* begin *

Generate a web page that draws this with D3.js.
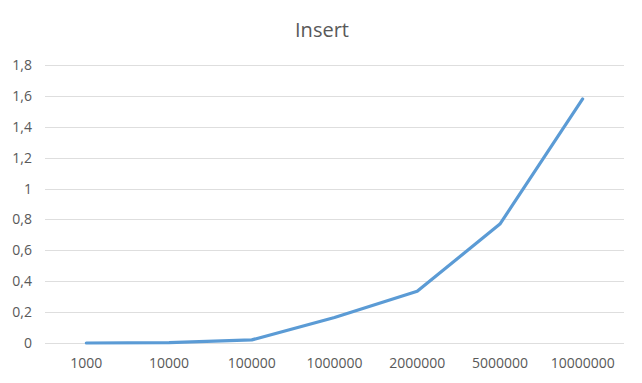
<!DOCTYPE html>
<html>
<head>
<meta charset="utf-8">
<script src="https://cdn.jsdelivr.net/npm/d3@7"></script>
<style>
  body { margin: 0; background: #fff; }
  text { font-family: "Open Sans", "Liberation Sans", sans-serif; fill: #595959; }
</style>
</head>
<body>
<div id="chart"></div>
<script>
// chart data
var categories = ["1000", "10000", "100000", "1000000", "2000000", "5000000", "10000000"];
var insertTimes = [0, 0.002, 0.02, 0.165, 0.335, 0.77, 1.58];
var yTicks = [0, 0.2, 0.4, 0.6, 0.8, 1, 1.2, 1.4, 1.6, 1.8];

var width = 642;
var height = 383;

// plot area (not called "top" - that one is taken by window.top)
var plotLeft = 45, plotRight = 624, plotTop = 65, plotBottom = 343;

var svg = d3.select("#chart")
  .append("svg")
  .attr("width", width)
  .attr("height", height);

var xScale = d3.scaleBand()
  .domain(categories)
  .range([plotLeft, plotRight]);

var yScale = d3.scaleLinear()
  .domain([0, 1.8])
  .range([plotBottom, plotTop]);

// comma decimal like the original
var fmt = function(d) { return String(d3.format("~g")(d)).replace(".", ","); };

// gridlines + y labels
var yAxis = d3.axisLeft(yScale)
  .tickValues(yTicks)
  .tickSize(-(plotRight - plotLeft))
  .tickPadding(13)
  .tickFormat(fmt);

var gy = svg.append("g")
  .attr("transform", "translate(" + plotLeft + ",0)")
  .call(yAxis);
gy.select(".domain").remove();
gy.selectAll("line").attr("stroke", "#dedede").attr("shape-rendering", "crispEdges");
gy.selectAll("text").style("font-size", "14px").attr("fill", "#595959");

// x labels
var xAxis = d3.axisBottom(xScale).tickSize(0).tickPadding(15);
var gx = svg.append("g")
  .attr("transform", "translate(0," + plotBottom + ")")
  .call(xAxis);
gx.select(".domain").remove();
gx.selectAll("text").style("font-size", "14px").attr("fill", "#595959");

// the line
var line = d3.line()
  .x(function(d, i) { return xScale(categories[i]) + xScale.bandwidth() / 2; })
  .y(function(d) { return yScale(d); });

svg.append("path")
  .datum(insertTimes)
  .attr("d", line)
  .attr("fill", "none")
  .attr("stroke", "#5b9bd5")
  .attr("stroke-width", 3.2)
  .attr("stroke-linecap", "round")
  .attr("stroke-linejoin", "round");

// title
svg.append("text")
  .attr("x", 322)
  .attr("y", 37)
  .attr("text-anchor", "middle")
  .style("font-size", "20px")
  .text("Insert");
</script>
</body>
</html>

* end *

Would you set down the listing exactly, omitting pictures?

Generate a web page that draws this with D3.js.
<!DOCTYPE html>
<html>
<head>
<meta charset="utf-8">
<script src="https://cdn.jsdelivr.net/npm/d3@7"></script>
<style>
  body { margin: 0; background: #fff; }
  text { font-family: "Open Sans", "Liberation Sans", sans-serif; fill: #595959; }
</style>
</head>
<body>
<div id="chart"></div>
<script>
// chart data
var categories = ["1000", "10000", "100000", "1000000", "2000000", "5000000", "10000000"];
var insertTimes = [0, 0.002, 0.02, 0.165, 0.335, 0.77, 1.58];
var yTicks = [0, 0.2, 0.4, 0.6, 0.8, 1, 1.2, 1.4, 1.6, 1.8];

var width = 642;
var height = 383;

// plot area (not called "top" - that one is taken by window.top)
var plotLeft = 45, plotRight = 624, plotTop = 65, plotBottom = 343;

var svg = d3.select("#chart")
  .append("svg")
  .attr("width", width)
  .attr("height", height);

var xScale = d3.scaleBand()
  .domain(categories)
  .range([plotLeft, plotRight]);

var yScale = d3.scaleLinear()
  .domain([0, 1.8])
  .range([plotBottom, plotTop]);

// comma decimal like the original
var fmt = function(d) { return String(d3.format("~g")(d)).replace(".", ","); };

// gridlines + y labels
var yAxis = d3.axisLeft(yScale)
  .tickValues(yTicks)
  .tickSize(-(plotRight - plotLeft))
  .tickPadding(13)
  .tickFormat(fmt);

var gy = svg.append("g")
  .attr("transform", "translate(" + plotLeft + ",0)")
  .call(yAxis);
gy.select(".domain").remove();
gy.selectAll("line").attr("stroke", "#dedede").attr("shape-rendering", "crispEdges");
gy.selectAll("text").style("font-size", "14px").attr("fill", "#595959");

// x labels
var xAxis = d3.axisBottom(xScale).tickSize(0).tickPadding(15);
var gx = svg.append("g")
  .attr("transform", "translate(0," + plotBottom + ")")
  .call(xAxis);
gx.select(".domain").remove();
gx.selectAll("text").style("font-size", "14px").attr("fill", "#595959");

// the line
var line = d3.line()
  .x(function(d, i) { return xScale(categories[i]) + xScale.bandwidth() / 2; })
  .y(function(d) { return yScale(d); });

svg.append("path")
  .datum(insertTimes)
  .attr("d", line)
  .attr("fill", "none")
  .attr("stroke", "#5b9bd5")
  .attr("stroke-width", 3.2)
  .attr("stroke-linecap", "round")
  .attr("stroke-linejoin", "round");

// title
svg.append("text")
  .attr("x", 322)
  .attr("y", 37)
  .attr("text-anchor", "middle")
  .style("font-size", "20px")
  .text("Insert");
</script>
</body>
</html>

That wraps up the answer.